Powerball Fever as Jackpot Reaches $1.5 Billion World Record

Posted on: January 12, 2016, 01:59h. 

Last updated on: January 12, 2016, 01:59h.

Powerball jackpot reaches $1.5 billion
The Powerball jackpot is too much for the billboards, which can’t show billions, so they’re only featuring a $999 million payday. (nydailynews.com)

The Powerball Lottery in the US has reached a heart-stopping $1.5 billion, a lottery world record, and Powerball fever is now taking hold across the globe.

That’s because while ticket sales are legal in 44 American states, there are no restrictions at all on where you have to reside to win it.

So anyone, anywhere in the world could be rubbing shoulders with Donald Trump after taking this contest down.

While residents of Nevada, where the casino industry has kept the lottery at bay for years, might be hot-tailing it to neighboring Arizona to purchase their shot at the prize, there are a slew of companies that buy up tickets in bulk and sell them internationally, and they’ve never had it so good.

The rule is that a winning ticket must be bought and claimed in the same state, which means third-party lottery companies will buy and collect winnings on behalf of their international clients.

Martin Rossman, a representative of one such company, Lotter, told the UK’s Guardian newspaper on Sunday that his firm had already sold over 55,000 tickets around the world, many in the UK. And that number is likely to increase as a result of all the media coverage.

“The $1.3 billion [now estimated at $1.5 billion] is immense, unbelievable, insane, and people are going crazy over it,” he said. “A lot of people in the UK and all other countries are really going for it.”

$1,500,000,000 at 1: 292,201,338

The nosebleed draw, which takes place on Wednesday, has not been won since November 7th, and has ballooned to such an extent that billboards are unable to show the full figure because they’re not built to handle that many digits. So the jackpot is currently showing at a paltry $999 million instead.

We don’t want to sound like party poopers, of course, but the odds are stacked against you, and astronomically so, at 1: 292,201,338.

You have more chance of being struck by lightning, several times, before you win this Powerball jackpot, or, as associate professor of biostatistics at the University at Buffalo Jeffrey Miecznikowski told Reuters last week, of flipping a coin 28 times and getting heads every time.  

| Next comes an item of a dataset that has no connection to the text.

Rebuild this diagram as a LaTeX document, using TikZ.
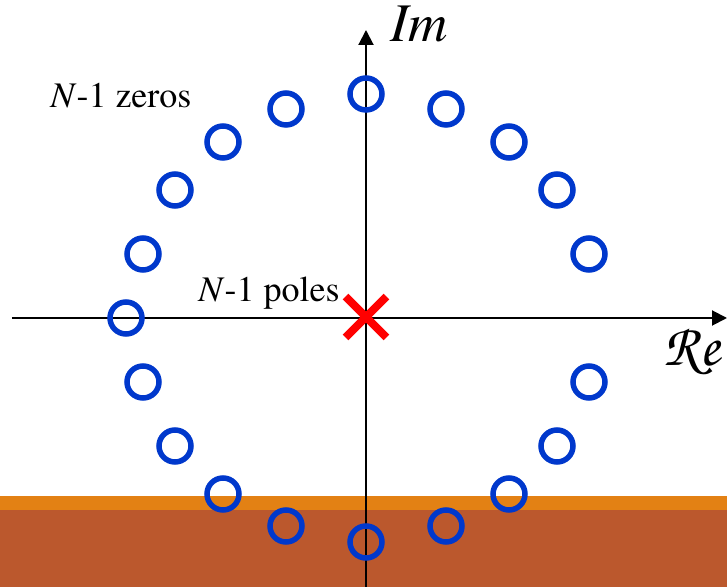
\documentclass[tikz,border=0pt]{standalone}
\usepackage{fontspec}
\usepackage[T1,TU]{fontenc}
\usepackage{tikz}
\usetikzlibrary{shapes.misc, arrows.meta, positioning}
\definecolor{zblue}{RGB}{0,56,204}
\definecolor{bandlight}{RGB}{227,129,20}
\definecolor{banddark}{RGB}{187,88,45}

\begin{document}
\begin{tikzpicture}[x=0.02cm, y=0.02cm,
  zero/.style={circle, draw=zblue, line width=0.11cm, minimum size=0.64cm, inner sep=0pt},
  pole/.style={cross out, draw=red, line width=0.16cm, minimum size=0.66cm, inner sep=0pt},
  axis/.style={line width=0.04cm, -{Triangle[length=0.3cm,width=0.3cm]}},
  lbl/.style={inner sep=0pt, anchor=base west, font=\fontsize{20.5}{24}\usefont{T1}{ptm}{m}{n}}
]
\useasboundingbox (-366,-269) rectangle (361,318);
% ground bands
\fill[bandlight] (-366,-178) rectangle (361,-192);
\fill[banddark] (-366,-192) rectangle (361,-269);

% axes
\coordinate (xs) at (-354,0);
\coordinate (xe) at (361,0);
\coordinate (ys) at (0,-269);
\coordinate (ye) at (0,288);
\draw[axis] (xs) -- (xe);
\draw[axis] (ys) -- (ye);
\node[inner sep=0pt, anchor=base west, font=\fontsize{31}{34}\usefont{T1}{ptm}{m}{it}] (im) at (24,276) {Im};
\node[inner sep=0pt, font=\fontsize{34}{38}\usefont{T1}{pzc}{mb}{it}] (re) at (326,-33) {Re};

% zeros
\foreach \x/\y [count=\i] in {0/224, 80/209, 143/176, 191/128, 223/64,
    223/-64, 191/-128, 143/-176, 80/-208, 0/-224, -80/-208, -143/-176,
    -191/-128, -223/-64, -240/0, -223/64, -191/128, -143/176, -80/209}
  \node[zero] (z\i) at (\x,\y) {};

% pole
\node[pole] (p) at (0,1) {};
\node[lbl] (zl) at (-316,210) {\textit{N}-1 zeros};
\node[lbl] (pl) at (-168,16) {\textit{N}-1 poles};
\end{tikzpicture}
\end{document}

“It doesn’t sound so bad … but you would be at it for an eternity,” Miecznikowski said.

But, Jeff, you gotta be in it to win it, right? After all, somebody’s got to win it, it might as well be you.

Tax and Spend

This is true, and what if you do in fact become an overnight billionaire? Think all your financial worries are over? Far from it, because greedy ol’ Uncle Sam will be dipping his fingers into your stash faster than you can say “tax dodge.”

What’s the tax hit on that $1.5 billion, you ask?

Well, assuming you don’t have to share your jackpot with a player pool or other winners, the answer is: it depends.

The full sum is only available to you if you agree to take your winnings in 30 payments of $50 million over a period of 29 years. If you want a lump sum, you will lose 39 percent immediately just because, and a jackpot of only $930 million kind of loses its luster, don’t you agree?     

But back to taxes. Lottery winnings are taxed as income, and it may come as no surprise that those ten figures will qualify for the highest federal income tax bracket, 39.6 percent.

Foreigners fare a tad better, with a hit of just 30 percent, but they may then have to settle up in their own country. Depending on their own domestic gambling tax laws, they could come out even worse than an American.  

But US winners will also have more pipers waiting in line to receive their pound of flesh. Depending on where you live, state taxes, county taxes, and city taxes wait to snitch your stash, and some of those add up to so much, it’s barely worth making the drive to the 7-11 to purchase a ticket when you tally the various vigs.

In fact, the “unluckiest” lucky winner, CNBC has calculated, may end up with a measly $422.2 million after everyone has taken their piece of the pie. We don’t know what state or country that’s for, but it puts us in a state of downright depression.